The only way to restore the compile namespace of a generic is to replay the original source file it was defined in.  This would be contrary to the purpose of caching, and it would also require us to create a dummy environment so as not to actually regenerate existing code and representational datastructures.

Rather than try to go down this path and further delay the 1.0 release, I've decided to impose some limitations on the way that annotations can be used with generics.  This was a painful decision: I don't like having non-uniform semantics in the language.  Annotations should work the same for generics as for any other code in a module, but something had to give and after discussing it with the team I feel this is the best compromise.

As of this morning's check-in, generics now preserve only imported annotations.  So for example, the following code will no longer compile:

@import crack.ann define;
@define my_func() { void f() {} }
class A[T] {  @my_func }

It could be rewritten like this:

@import crack.ann define;
class A[T] {
  @define my_func() { void f() {} }
  @my_func
}

Note that the symbols defined with @import can be reused -- it's possible for us to replay imports safely.  But macros defined with @define must be defined (or redefined) within the scope of the generic itself.

       

Monday, May 13, 2013

LLVM 3.2 and Caching

We've been relatively quiet for a long time (since last October) so I just wanted to post an update of some of the big changes that have been checked in last week.

First of all, the default branch now uses LLVM 3.2.  Arno Rehn did the port on a branch some time ago, but I had caching work happening on another branch and didn't have the bandwidth to do the merge at the time.  The introduction of LLVM 3.2 doesn't change very much, but it does keep us in sync with LLVM and the major distros.  It will also help us when we port to 3.3, which currently has a release candidate in testing.

The most exciting thing happening is that after a period of over 6 months of development, caching finally (mostly) works.  That is to say, we can run all but one of the non-bootstrapped tests with the -C option (which enables module caching) before and after persistence.

For the uninitiated, module caching has been an important planned feature for Crack, so much so that we've made it an essential feature for the 1.0 release.  With caching enabled, when we compile a module we store the products of the compile (meta-data and an LLVM bit-code file) to a persistent cache, so the next time you run something that needs that module it gets loaded from the cache, saving the executor from having to compile it and substantially reducing startup time.  This is similar to what Python does with its .pyc files, though it's harder to implement in more static language like Crack.

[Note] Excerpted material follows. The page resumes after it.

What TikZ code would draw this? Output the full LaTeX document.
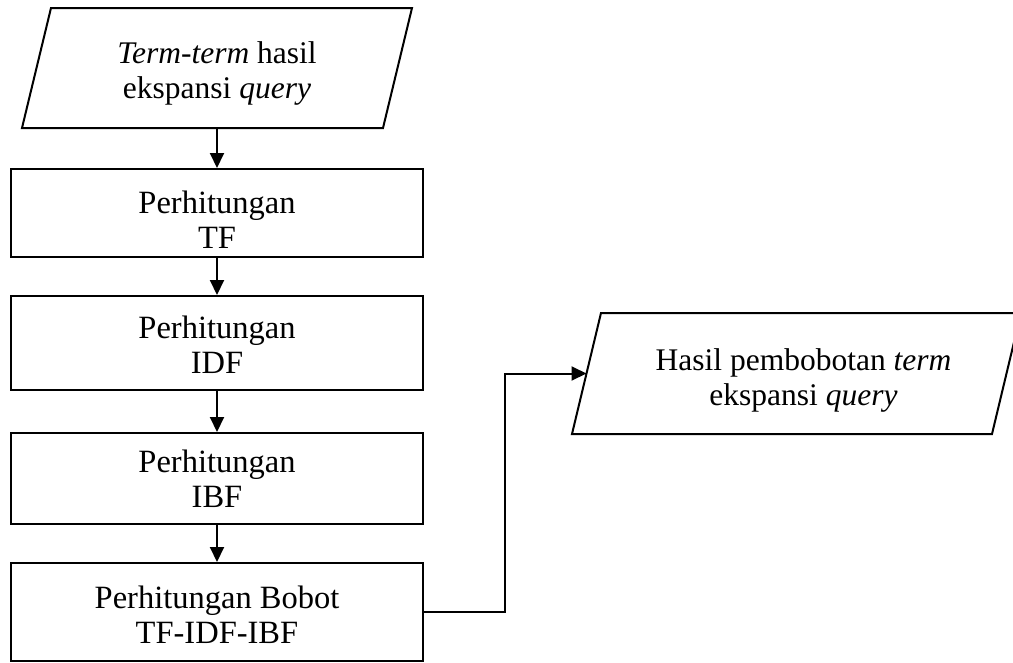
\documentclass[tikz,border=0pt]{standalone}
\usepackage{fontspec}
\setmainfont{Liberation Serif}
\usetikzlibrary{arrows.meta,calc}
\begin{document}
\begin{tikzpicture}[x=1pt,y=-1pt,
  font=\fontsize{32.5}{35}\selectfont,
  base/.style={line width=2pt, align=center, inner sep=0pt, text depth=0pt},
  procbox/.style={base, draw=black, rectangle, minimum width=412pt},
  iotext/.style={base, rectangle, font=\fontsize{31.5}{34.5}\selectfont},
  ioframe/.style={draw=black, line width=2pt, line join=miter},
  arr/.style={line width=2pt, -{Triangle[length=15pt,width=14pt]}}
]
\useasboundingbox (0,0) rectangle (1013,662);
\clip (0,0) rectangle (1013,662);
% input parallelogram
\node[iotext, minimum width=359pt, minimum height=118pt, text height=60pt] (p1) at (217,68) {\textit{Term-term} hasil\\ekspansi \textit{query}};
\draw[ioframe] ($(p1.south west)+(-14.5,0)$) -- ($(p1.north west)+(14.5,0)$) -- ($(p1.north east)+(14.5,0)$) -- ($(p1.south east)+(-14.5,0)$) -- cycle;
% process boxes
\node[procbox, minimum height=88pt, text height=70pt] (b1) at (217,213) {Perhitungan\\TF};
\node[procbox, minimum height=94pt, text height=60pt] (b2) at (217,343) {Perhitungan\\IDF};
\node[procbox, minimum height=91pt, text height=57pt] (b3) at (217,478.5) {Perhitungan\\IBF};
\node[procbox, minimum height=98pt, text height=62pt] (b4) at (217,612) {Perhitungan Bobot\\TF-IDF-IBF};
% output parallelogram
\node[iotext, minimum width=418pt, minimum height=119pt, text height=63pt] (p2) at (803.5,373.5) {Hasil pembobotan \textit{term}\\ekspansi \textit{query}};
\draw[ioframe] ($(p2.south west)+(-21.5,0)$) -- ($(p2.north west)+(7.5,0)$) -- ($(p2.north east)+(7.5,0)$) -- ($(p2.south east)+(-21.5,0)$) -- cycle;
\coordinate (p2in) at ($(p2.west)+(-7,0)$);
\coordinate (bend) at (505,0);
% connectors
\draw[arr] (p1.center |- p1.south) -- (b1.north);
\draw[arr] (b1.south) -- (b2.north);
\draw[arr] (b2.south) -- (b3.north);
\draw[arr] (b3.south) -- (b4.north);
\draw[arr] (b4.east) -| (bend |- p2in) -- (p2in);
\end{tikzpicture}
\end{document}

Over the past month, I've finally managed to solve the hardest problem of caching, which is that of cyclic ephemeral modules.  When generics are instantiated, an "ephemeral module" is created for the generic.  An ephemeral module is a module that does not directly correspond to its own source file.  So if module "x" defines generic A, when we instantiate A[int], we create the ephemeral module x.A[int].  When caching, this allows the same instantiation of a generic to be referenced by all of the modules that use it.  However, this feature also opens the possibility of dependency cycles: if A[int] uses symbols in x, and x uses A[int], then x depends on x.A[int] and x.A[int] also depends on x.  This breaks a basic assumption about how modules are loaded and has implications at many levels of the system.  Solving these problems was the last major hurdle to having a working caching system, and it looks like we're finally there.

There are a few things that are still broken in caching.  I'm currently working on fixing the "import from a non-extension shared library" feature.  I also might end up essentially rewriting the LLVM linker to correctly deal with referencing isomorphic types.  But most of the big plumbing changes are in, and I've merged the changes to the default branch.

So please try out the new caching functionality, it does noticeably speed up start-up time.  Feel free to post bugs for whatever problems you find.  Happy cracking!